● GOAL: Return the listing below exactly, with the pictures dropped.

### DATA SEGMENT

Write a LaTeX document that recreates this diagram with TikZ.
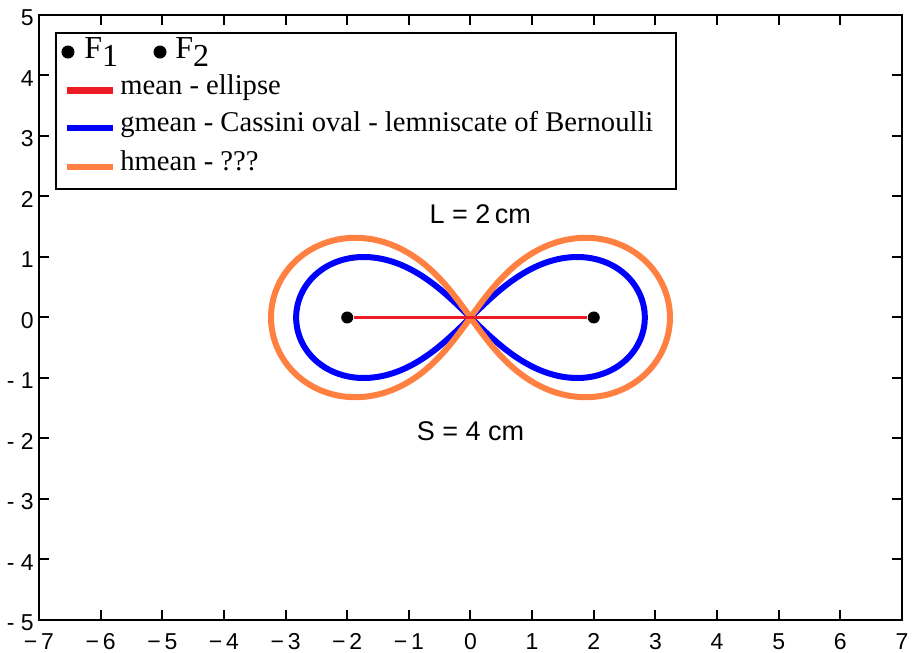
\documentclass[tikz,border=0pt]{standalone}
\usepackage{fontspec}
\setmainfont{Liberation Serif}
\setsansfont{Liberation Sans}
\definecolor{meanred}{RGB}{237,28,36}
\definecolor{gmeanblue}{RGB}{0,0,255}
\definecolor{hmeanorange}{RGB}{255,128,64}
\newcommand\xlab[1]{\ifnum#1<0 −\,\number\numexpr-#1\relax\else#1\fi}
\newcommand\ylab[1]{\ifnum#1<0 -\ \number\numexpr-#1\relax\else#1\fi}
\tikzset{
  axisline/.style={line width=1pt,black},
  ticklab/.style={font=\sffamily\fontsize{11.5}{12}\selectfont,inner sep=0pt},
  plotlab/.style={font=\sffamily\fontsize{13.5}{14}\selectfont,inner sep=0pt},
  legtext/.style={font=\fontsize{14.3}{16}\selectfont,anchor=west,inner sep=0pt,text height=0.6em,text depth=0.22em},
  legfocus/.style={font=\fontsize{16}{18}\selectfont,anchor=west,inner sep=0pt},
  focus/.style={circle,fill=black,inner sep=0pt,minimum size=6pt},
  legbar/.style={line width=3.3pt},
  curve/.style={line width=3pt,line join=round},
  declare function={
    hs(\s)=1.4436*sin(\s);
    hx(\s)=sinh(hs(\s))*(1+cosh(hs(\s)))/2;
    hy(\s)=sqrt(max(0,(1+exp(hs(\s)))^2-(hx(\s)+2)^2));
  }
}
\begin{document}
\begin{tikzpicture}[x=30.82pt,y=30.25pt]
\useasboundingbox (-235.25pt,-167.75pt) rectangle (220.75pt,158.75pt);
% axes
\draw[axisline] (-7,-5) rectangle (7,5);
\foreach \x in {-6,...,6} {
  \draw[axisline] (\x,-5) -- ++(0,5pt);
  \draw[axisline] (\x,5) -- ++(0,-5pt);
}
\foreach \y in {-4,...,4} {
  \draw[axisline] (-7,\y) -- ++(5pt,0);
  \draw[axisline] (7,\y) -- ++(-5pt,0);
}
\foreach \x in {-7,...,7}
  \node[ticklab] (xlab\x) at (\x,-5) [yshift=-10.85pt] {\xlab{\x}};
\foreach \y in {-5,...,5}
  \node[ticklab,anchor=east] (ylab\y) at (-7,\y) [xshift=-2.5pt,yshift=-1.5pt] {\ylab{\y}};
% curves
\draw[curve,gmeanblue] plot[domain=0:360,samples=181,variable=\t,smooth]
  ({2.8284*cos(\t)/(1+sin(\t)^2)},{2.8284*sin(\t)*cos(\t)/(1+sin(\t)^2)}) -- cycle;
\draw[curve,hmeanorange] plot[domain=-90:90,samples=121,variable=\u] ({hx(\u)},{hy(\u)})
  -- plot[domain=90:-90,samples=121,variable=\u] ({hx(\u)},{-hy(\u)}) -- cycle;
\node[focus] (f1) at (-2,0) {};
\node[focus] (f2) at (2,0) {};
\draw[meanred,line width=1.5pt] (f1) -- (f2);
\node[plotlab] (ltext) at (0.16,1.71) {L = 2\,cm};
\node[plotlab] (stext) at (0,-1.876) {S = 4 cm};
% legend
\draw[line width=1pt,fill=white] (-6.725,2.121) rectangle (3.334,4.71);
\node[focus,minimum size=6.5pt] (legf1) at (-6.53,4.388) {};
\node[legfocus] (legf1txt) at (-6.27,4.38) {F\raisebox{-4pt}{1}};
\node[focus,minimum size=6.5pt] (legf2) at (-5.037,4.388) {};
\node[legfocus] (legf2txt) at (-4.794,4.38) {F\raisebox{-4pt}{2}};
\foreach \c/\y/\t/\n in {meanred/3.749/{mean - ellipse}/mean,
    gmeanblue/3.132/{gmean - Cassini oval - lemniscate of Bernoulli}/gmean,
    hmeanorange/2.488/{hmean - ???}/hmean} {
  \draw[legbar,\c] (-6.546,\y) -- (-5.80,\y);
  \node[legtext] (leg\n) at (-5.686,\y) {\t};
}
\end{tikzpicture}
\end{document}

######

● ANSWER:
Write a LaTeX document that recreates this diagram with TikZ.
\documentclass[tikz,border=0pt]{standalone}
\usepackage{fontspec}
\setmainfont{Liberation Serif}
\setsansfont{Liberation Sans}
\definecolor{meanred}{RGB}{237,28,36}
\definecolor{gmeanblue}{RGB}{0,0,255}
\definecolor{hmeanorange}{RGB}{255,128,64}
\newcommand\xlab[1]{\ifnum#1<0 −\,\number\numexpr-#1\relax\else#1\fi}
\newcommand\ylab[1]{\ifnum#1<0 -\ \number\numexpr-#1\relax\else#1\fi}
\tikzset{
  axisline/.style={line width=1pt,black},
  ticklab/.style={font=\sffamily\fontsize{11.5}{12}\selectfont,inner sep=0pt},
  plotlab/.style={font=\sffamily\fontsize{13.5}{14}\selectfont,inner sep=0pt},
  legtext/.style={font=\fontsize{14.3}{16}\selectfont,anchor=west,inner sep=0pt,text height=0.6em,text depth=0.22em},
  legfocus/.style={font=\fontsize{16}{18}\selectfont,anchor=west,inner sep=0pt},
  focus/.style={circle,fill=black,inner sep=0pt,minimum size=6pt},
  legbar/.style={line width=3.3pt},
  curve/.style={line width=3pt,line join=round},
  declare function={
    hs(\s)=1.4436*sin(\s);
    hx(\s)=sinh(hs(\s))*(1+cosh(hs(\s)))/2;
    hy(\s)=sqrt(max(0,(1+exp(hs(\s)))^2-(hx(\s)+2)^2));
  }
}
\begin{document}
\begin{tikzpicture}[x=30.82pt,y=30.25pt]
\useasboundingbox (-235.25pt,-167.75pt) rectangle (220.75pt,158.75pt);
% axes
\draw[axisline] (-7,-5) rectangle (7,5);
\foreach \x in {-6,...,6} {
  \draw[axisline] (\x,-5) -- ++(0,5pt);
  \draw[axisline] (\x,5) -- ++(0,-5pt);
}
\foreach \y in {-4,...,4} {
  \draw[axisline] (-7,\y) -- ++(5pt,0);
  \draw[axisline] (7,\y) -- ++(-5pt,0);
}
\foreach \x in {-7,...,7}
  \node[ticklab] (xlab\x) at (\x,-5) [yshift=-10.85pt] {\xlab{\x}};
\foreach \y in {-5,...,5}
  \node[ticklab,anchor=east] (ylab\y) at (-7,\y) [xshift=-2.5pt,yshift=-1.5pt] {\ylab{\y}};
% curves
\draw[curve,gmeanblue] plot[domain=0:360,samples=181,variable=\t,smooth]
  ({2.8284*cos(\t)/(1+sin(\t)^2)},{2.8284*sin(\t)*cos(\t)/(1+sin(\t)^2)}) -- cycle;
\draw[curve,hmeanorange] plot[domain=-90:90,samples=121,variable=\u] ({hx(\u)},{hy(\u)})
  -- plot[domain=90:-90,samples=121,variable=\u] ({hx(\u)},{-hy(\u)}) -- cycle;
\node[focus] (f1) at (-2,0) {};
\node[focus] (f2) at (2,0) {};
\draw[meanred,line width=1.5pt] (f1) -- (f2);
\node[plotlab] (ltext) at (0.16,1.71) {L = 2\,cm};
\node[plotlab] (stext) at (0,-1.876) {S = 4 cm};
% legend
\draw[line width=1pt,fill=white] (-6.725,2.121) rectangle (3.334,4.71);
\node[focus,minimum size=6.5pt] (legf1) at (-6.53,4.388) {};
\node[legfocus] (legf1txt) at (-6.27,4.38) {F\raisebox{-4pt}{1}};
\node[focus,minimum size=6.5pt] (legf2) at (-5.037,4.388) {};
\node[legfocus] (legf2txt) at (-4.794,4.38) {F\raisebox{-4pt}{2}};
\foreach \c/\y/\t/\n in {meanred/3.749/{mean - ellipse}/mean,
    gmeanblue/3.132/{gmean - Cassini oval - lemniscate of Bernoulli}/gmean,
    hmeanorange/2.488/{hmean - ???}/hmean} {
  \draw[legbar,\c] (-6.546,\y) -- (-5.80,\y);
  \node[legtext] (leg\n) at (-5.686,\y) {\t};
}
\end{tikzpicture}
\end{document}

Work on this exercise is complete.